begin STORED DATA

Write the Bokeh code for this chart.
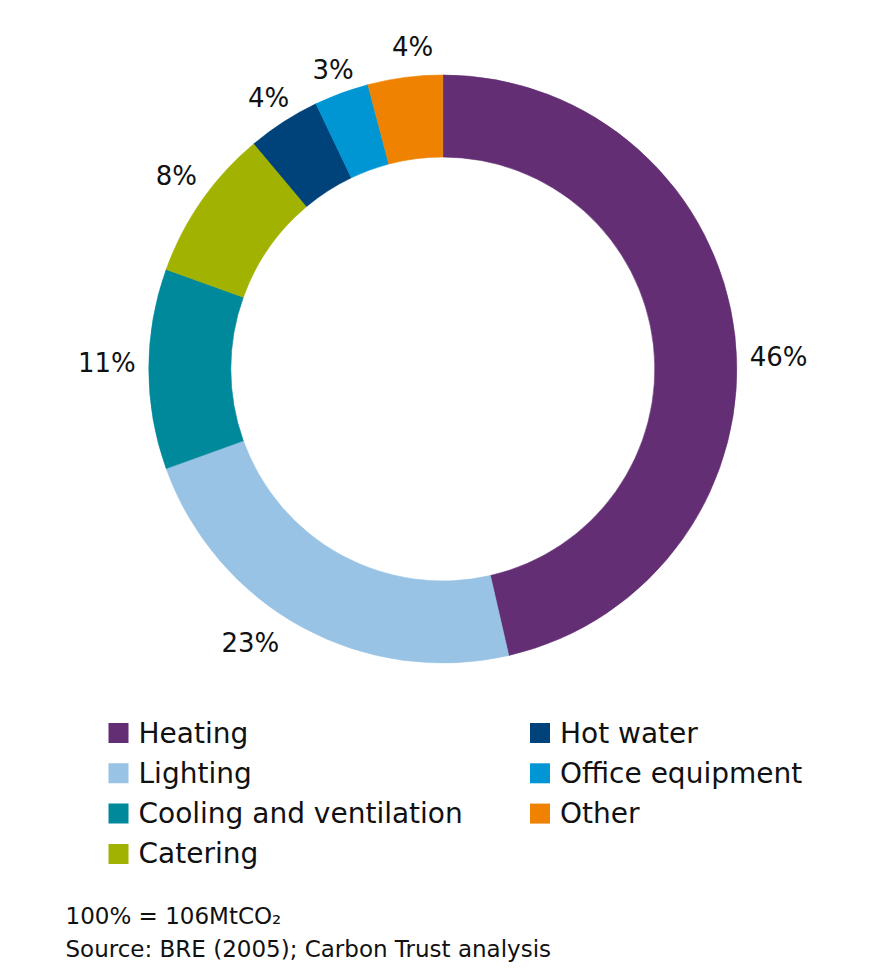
import math
from bokeh.plotting import figure
from bokeh.models import Range1d, ColumnDataSource
from bokeh.core.properties import value
from bokeh.embed import file_html
from bokeh.resources import INLINE

# ---- data ----
categories = ["Heating", "Lighting", "Cooling and ventilation", "Catering",
              "Hot water", "Office equipment", "Other"]
shares = [46.4, 23.1, 11.0, 8.4, 4.0, 3.0, 4.1]
colors = ["#632e74", "#98c3e4", "#00899a", "#a2b200",
          "#00427a", "#0096d3", "#ef8200"]
note_line = "100% = 106MtCO₂"
source_line = "Source: BRE (2005); Carbon Trust analysis"

# ---- layout (page pixels, y downward mapped to negative data y) ----
W, H = 869, 977
CX, CY = 442.3, -368.5
R_OUT, R_IN = 294, 212
FONT = "DejaVu Sans"

p = figure(width=W, height=H, output_backend="svg", toolbar_location=None,
           x_range=Range1d(0, W), y_range=Range1d(-H, 0),
           x_axis_location=None, y_axis_location=None, min_border=0,
           outline_line_color=None, background_fill_color="white",
           border_fill_color="white")
p.grid.visible = False

total = sum(shares)
starts, ends, mids = [], [], []
cum = 0.0
for s in shares:
    a0 = cum / total * 2 * math.pi
    cum += s
    a1 = cum / total * 2 * math.pi
    starts.append(math.pi / 2 - a0)
    ends.append(math.pi / 2 - a1)
    mids.append((a0 + a1) / 2)

src = ColumnDataSource(dict(start=starts, end=ends, color=colors, cat=categories))
p.annular_wedge(x=CX, y=CY, inner_radius=R_IN, outer_radius=R_OUT,
                start_angle="start", end_angle="end", direction="clock",
                fill_color="color", line_color="color", line_width=0.6, source=src)

# percentage labels around the ring
nudge_deg = [4.5, 6.5, 1.0, 1.0, 0.0, 0.0, 2.0]
nudge_r = [0, 12, 0, 0, 0, 0, 7]
lx, ly, lt = [], [], []
for s, m, n, dr in zip(shares, mids, nudge_deg, nudge_r):
    th = m + math.radians(n)
    r = 316 + 20 * math.sin(th) ** 2 + dr
    lx.append(CX + r * math.sin(th))
    ly.append(CY + r * math.cos(th))
    lt.append(f"{round(s)}%")
p.text(x=lx, y=ly, text=lt, text_font=value(FONT), text_font_size="26px",
       text_align="center", text_baseline="middle", text_color="#111111")

# legend: two columns
sx, sy, tx = [], [], []
for i, c in enumerate(categories):
    col = 0 if i < 4 else 1
    row = i if i < 4 else i - 4
    yc = 732.5 + row * 40.3
    x0 = 108 + col * 421.5
    sx.append(x0 + 10)
    sy.append(-yc)
    tx.append(x0 + 30)
p.rect(x=sx, y=sy, width=20, height=20, fill_color=colors, line_color=None)
p.text(x=tx, y=sy, text=categories, text_font=value(FONT), text_font_size="28px",
       text_align="left", text_baseline="middle", text_color="#111111")

# footnotes
p.text(x=[65, 65], y=[-915, -948], text=[note_line, source_line],
       text_font=value(FONT), text_font_size="23px", text_align="left",
       text_baseline="middle", text_color="#111111")

open("out.html", "w").write(file_html(p, INLINE))
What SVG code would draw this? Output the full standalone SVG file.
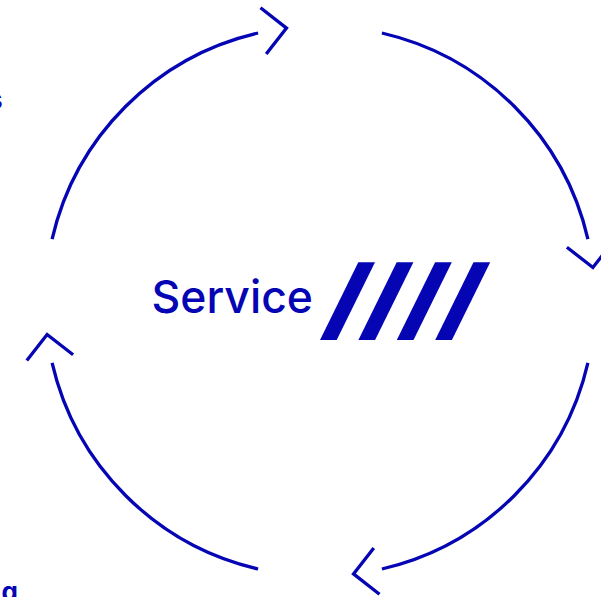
<svg xmlns="http://www.w3.org/2000/svg" width="601" height="597" viewBox="0 0 601 597">
  <style>
    .arc { fill: none; stroke: #0505b4; stroke-width: 3.3; }
    .head { fill: none; stroke: #0505b4; stroke-width: 3.3; stroke-linejoin: miter; }
    .slash { fill: #0505b4; }
    .title { font-family: Inter, "Noto Sans", "Liberation Sans", sans-serif; font-size: 45px; font-weight: 500; fill: #0505b4; }
    .edge { font-family: Inter, "Noto Sans", "Liberation Sans", sans-serif; font-size: 26px; font-weight: bold; fill: #0505b4; }
  </style>
  <rect width="601" height="597" fill="#ffffff"/>
  <g id="connectors">
    <path class="arc" d="M52.1,239.1 A275,275 0 0 1 258.1,33.0"/>
    <polyline class="head" points="260.5,7.8 286.5,28.1 266.2,54.1"/>
    <path class="arc" d="M381.9,33.0 A275,275 0 0 1 587.9,239.1"/>
    <polyline class="head" points="566.9,247.2 592.9,267.5 613.2,241.5"/>
    <path class="arc" d="M587.9,362.9 A275,275 0 0 1 381.9,569.0"/>
    <polyline class="head" points="373.8,547.9 353.5,573.9 379.5,594.2"/>
    <path class="arc" d="M258.1,569.0 A275,275 0 0 1 52.1,362.9"/>
    <polyline class="head" points="26.8,360.5 47.1,334.5 73.1,354.8"/>
  </g>
  <g id="service">
    <text class="title" x="151.5" y="313.3" textLength="161.5" lengthAdjust="spacingAndGlyphs">Service</text>
    <polygon class="slash" points="358.3,262.3 375,262.3 336.7,340 320,340"/>
    <polygon class="slash" points="396.7,262.3 413.4,262.3 375.1,340 358.4,340"/>
    <polygon class="slash" points="435.1,262.3 451.8,262.3 413.5,340 396.8,340"/>
    <polygon class="slash" points="473.5,262.3 490.2,262.3 451.9,340 435.2,340"/>
  </g>
  <g id="label-top-left">
    <text class="edge" x="2.5" y="108.5" text-anchor="end">s</text>
  </g>
  <g id="label-bottom-left">
    <text class="edge" x="18" y="601" text-anchor="end">g</text>
  </g>
</svg>
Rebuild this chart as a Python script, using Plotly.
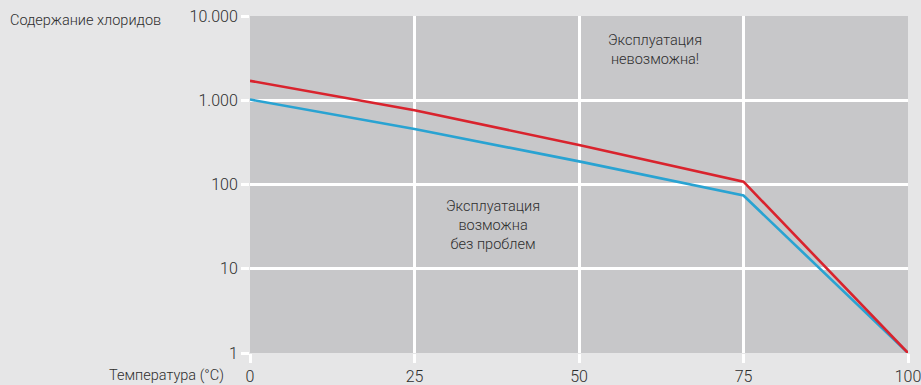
import plotly.graph_objects as go

temperature = [0, 25, 50, 75, 100]
chloride_red = [1700, 760, 295, 108, 1]
chloride_blue = [1020, 455, 188, 74, 1]

x_ticks = [0, 25, 50, 75, 100]
y_tickvals = [1, 10, 100, 1000, 10000]
y_ticktext = ["1", "10", "100", "1.000", "10.000"]

font_family = "Roboto"
text_color = "#2e2e2e"
bg = "#e6e6e7"
w = 300

fig = go.Figure()
fig.add_trace(go.Scatter(x=temperature, y=chloride_blue, mode="lines",
                         line=dict(color="#29a3d2", width=2.6), showlegend=False, hoverinfo="skip"))
fig.add_trace(go.Scatter(x=temperature, y=chloride_red, mode="lines",
                         line=dict(color="#d9232d", width=2.6), showlegend=False, hoverinfo="skip"))

fig.add_annotation(x=61.6, y=3.6, xref="x", yref="y", text="Эксплуатация<br>невозможна!",
                   showarrow=False, font=dict(family=font_family, size=14.5, color=text_color, weight=w))
fig.add_annotation(x=36.9, y=1.51, xref="x", yref="y", text="Эксплуатация<br>возможна<br>без проблем",
                   showarrow=False, font=dict(family=font_family, size=14.5, color=text_color, weight=w))

fig.add_annotation(x=-0.3678, y=0.988, xref="paper", yref="paper", xanchor="left", yanchor="middle",
                   text="Содержание хлоридов", showarrow=False,
                   font=dict(family=font_family, size=14.5, color=text_color, weight=w))
fig.add_annotation(x=-0.036, y=-0.068, xref="paper", yref="paper", xanchor="right", yanchor="middle",
                   text="Температура (°C)", showarrow=False,
                   font=dict(family=font_family, size=14.5, color=text_color, weight=w))

fig.update_layout(
    width=921, height=385,
    margin=dict(l=250, r=13, t=16, b=32),
    paper_bgcolor=bg,
    plot_bgcolor="#c7c7c9",
    font=dict(family=font_family, size=16, color=text_color, weight=w),
)
fig.update_xaxes(range=[0, 100], tickvals=x_ticks, showgrid=True, gridcolor="white", gridwidth=3,
                 zeroline=False, showline=False, ticks="outside", ticklen=9, tickcolor="white",
                 tickwidth=3, automargin=False, ticklabeloverflow="allow",
                 tickfont=dict(size=16, family=font_family, color=text_color, weight=w))
fig.update_yaxes(type="log", range=[0, 4], tickvals=y_tickvals, ticktext=y_ticktext,
                 showgrid=True, gridcolor="white", gridwidth=3, zeroline=False, showline=False,
                 ticks="outside", ticklen=8, tickcolor="white", tickwidth=3, automargin=False,
                 ticklabeloverflow="allow",
                 tickfont=dict(size=16, family=font_family, color=text_color, weight=w))

fig.write_html("out.html", config={"displayModeBar": False},
               post_script="document.body.style.margin='0';document.body.style.background='%s';" % bg)
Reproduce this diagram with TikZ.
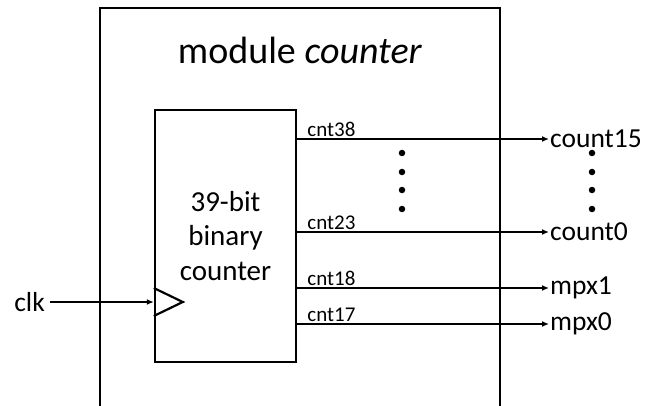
\documentclass[tikz,border=0pt]{standalone}
\usepackage{fontspec}
\setmainfont{Carlito}
\usetikzlibrary{arrows.meta,positioning,calc}
\tikzset{
  modbox/.style={line width=2pt},
  blockbox/.style={draw, line width=2.4pt, minimum width=141pt, minimum height=252pt,
                   inner sep=0pt, align=center, font=\fontsize{29}{34.5}\selectfont},
  sig/.style={font=\fontsize{27.5}{30}\selectfont, inner sep=1pt},
  bus/.style={font=\fontsize{21}{22}\selectfont, inner sep=1pt, anchor=south west},
  arr/.style={-{Latex[length=7pt,width=6pt]}, line width=1.5pt},
  vdot/.style={circle, fill, inner sep=0pt, minimum size=6.5pt},
}
\begin{document}
\begin{tikzpicture}[x=1pt,y=-1pt]
  \useasboundingbox (0,0) rectangle (647,406);
  % module frame, open at the bottom
  \draw[modbox] (100,406) -- (100,8) -- (500,8) -- (500,406);
  \node[font=\fontsize{38}{40}\selectfont, anchor=base] (title) at (300,64) {module \textit{counter}};

  \node[blockbox] (blk) at (225.5,236) {39-bit\\binary\\counter};

  % clock input
  \node[sig, inner xsep=5pt, anchor=east] (clk) at (50,302) {clk};
  \coordinate (ck) at (blk.west |- clk);
  \draw[arr] (clk.east) -- (ck);
  \draw[line width=2.2pt, line join=miter] ($(ck)+(0,-14)$) -- ++(29,14) -- ++(-29,14);

  % outputs
  \node[sig, anchor=west] (q15) at (549,139) {count15};
  \node[sig, anchor=west] (q0)  at (549,232) {count0};
  \node[sig, anchor=west] (m1)  at (549,288) {mpx1};
  \node[sig, anchor=west] (m0)  at (549,324) {mpx0};

  \draw[arr] (blk.east |- q15.west) -- (q15.west);
  \draw[arr] (blk.east |- q0.west) -- (q0.west);
  \draw[arr] (blk.east |- m1.west) -- (m1.west);
  \draw[arr] (blk.east |- m0.west) -- (m0.west);

  \node[bus] (b38) at ($(blk.east |- q15.west)+(9,-1)$) {cnt38};
  \node[bus] (b23) at ($(blk.east |- q0.west)+(9,-1)$) {cnt23};
  \node[bus] (b18) at ($(blk.east |- m1.west)+(9,-1)$) {cnt18};
  \node[bus] (b17) at ($(blk.east |- m0.west)+(9,-1)$) {cnt17};

  \foreach \y in {153,172,190,209} {
    \node[vdot] (dl\y) at (402,\y) {};
    \node[vdot] (dr\y) at (592,\y) {};
  }
\end{tikzpicture}
\end{document}
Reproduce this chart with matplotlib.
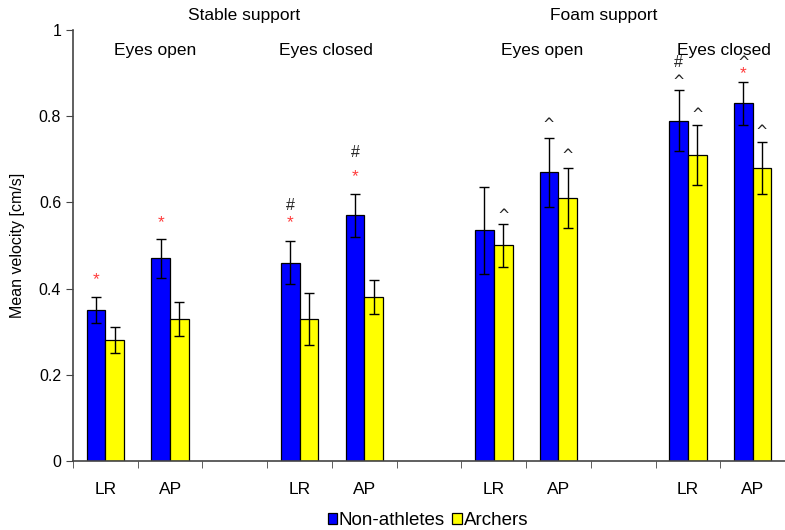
import matplotlib.pyplot as plt
import numpy as np

plt.rcParams['font.family'] = ['Liberation Sans', 'DejaVu Sans']

# slots on the x axis (empty strings are the gaps between groups)
slot_labels = ['LR', 'AP', '', 'LR', 'AP', '', 'LR', 'AP', '', 'LR', 'AP']
bar_slots = [0, 1, 3, 4, 6, 7, 9, 10]

non_athletes = [0.35, 0.47, 0.46, 0.57, 0.535, 0.67, 0.79, 0.83]
non_athletes_err = [0.03, 0.045, 0.05, 0.05, 0.1, 0.08, 0.07, 0.05]
archers = [0.28, 0.33, 0.33, 0.38, 0.50, 0.61, 0.71, 0.68]
archers_err = [0.03, 0.04, 0.06, 0.04, 0.05, 0.07, 0.07, 0.06]

# significance marks: (bar index, series 0=non-athletes 1=archers, symbol, height)
marks = [
    (0, 0, '*', 0.42),
    (1, 0, '*', 0.552),
    (2, 0, '*', 0.552), (2, 0, '#', 0.592),
    (3, 0, '*', 0.66), (3, 0, '#', 0.715),
    (4, 1, '^', 0.575),
    (5, 0, '^', 0.787), (5, 1, '^', 0.714),
    (6, 0, '^', 0.886), (6, 0, '#', 0.925), (6, 1, '^', 0.81),
    (7, 0, '*', 0.898), (7, 0, '^', 0.93), (7, 1, '^', 0.77),
]

support_labels = ['Stable support', 'Foam support']
support_x = [2.15, 7.7]
eyes_labels = ['Eyes open', 'Eyes closed', 'Eyes open', 'Eyes closed']
eyes_x = [0.77, 3.4, 6.75, 9.55]

fig = plt.figure(figsize=(7.85, 5.30), dpi=100)
ax = fig.add_axes([0.093, 0.1302, 0.907, 0.8132])

w = 0.29
x = np.array(bar_slots, dtype=float)
ax.bar(x - w / 2, non_athletes, w, color='#0000ff', edgecolor='black', linewidth=0.9,
       label='Non-athletes', zorder=2)
ax.bar(x + w / 2, archers, w, color='#ffff00', edgecolor='black', linewidth=0.9,
       label='Archers', zorder=2)
ax.errorbar(x - w / 2, non_athletes, yerr=non_athletes_err, fmt='none', ecolor='black',
            elinewidth=1, capsize=3.5, capthick=1, zorder=3)
ax.errorbar(x + w / 2, archers, yerr=archers_err, fmt='none', ecolor='black',
            elinewidth=1, capsize=3.5, capthick=1, zorder=3)

for i, s, sym, yv in marks:
    xm = x[i] - w / 2 if s == 0 else x[i] + w / 2
    if sym == '*':
        ax.text(xm, yv, '*', color='#ff3b3b', fontsize=12.5, ha='center', va='center')
    elif sym == '^':
        ax.text(xm, yv - 0.006, '^', color='#222222', fontsize=10.5, ha='center',
                va='center', family='DejaVu Sans')
    else:
        ax.text(xm, yv, '#', color='#222222', fontsize=11.5, ha='center', va='center')

for lab, xs in zip(support_labels, support_x):
    ax.text(xs, 1.033, lab, fontsize=12.5, ha='center', va='center', clip_on=False)
for lab, xs in zip(eyes_labels, eyes_x):
    ax.text(xs, 0.953, lab, fontsize=12.5, ha='center', va='center')

ax.set_xlim(-0.5, 10.4)
ax.set_ylim(0, 1)
ax.set_yticks([0, 0.2, 0.4, 0.6, 0.8, 1])
ax.set_yticklabels(['0', '0.2', '0.4', '0.6', '0.8', '1'])
ax.set_xticks(range(len(slot_labels)))
ax.set_xticklabels(slot_labels)
ax.set_xticks(np.arange(-0.5, 10.6, 1), minor=True)
ax.tick_params(axis='x', which='major', length=0, pad=15, labelsize=12.5)
ax.tick_params(axis='x', which='minor', length=5, direction='out', color='#444444')
ax.tick_params(axis='y', length=5, direction='out', labelsize=11.5, color='#444444')
ax.set_ylabel('Mean velocity [cm/s]', fontsize=11.5, labelpad=10)

for side in ['top', 'right']:
    ax.spines[side].set_visible(False)
ax.spines['left'].set_color('#444444')
ax.spines['bottom'].set_color('#444444')
ax.spines['left'].set_linewidth(1.2)
ax.spines['bottom'].set_linewidth(1.2)

fig.legend(loc='center', bbox_to_anchor=(0.545, 0.017), ncol=2, frameon=False,
           fontsize=13.5, handlelength=0.5, handleheight=0.5, handletextpad=0.1,
           columnspacing=0.4)

fig.savefig('out.png', dpi=100)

end STORED DATA

- **THE PROBLEM**: In the listing, find all lines with the string "standalone" and copy them.

- **SOLUTION FOR THIS TASK**:
What SVG code would draw this? Output the full standalone SVG file.
\documentclass[tikz,border=0pt]{standalone}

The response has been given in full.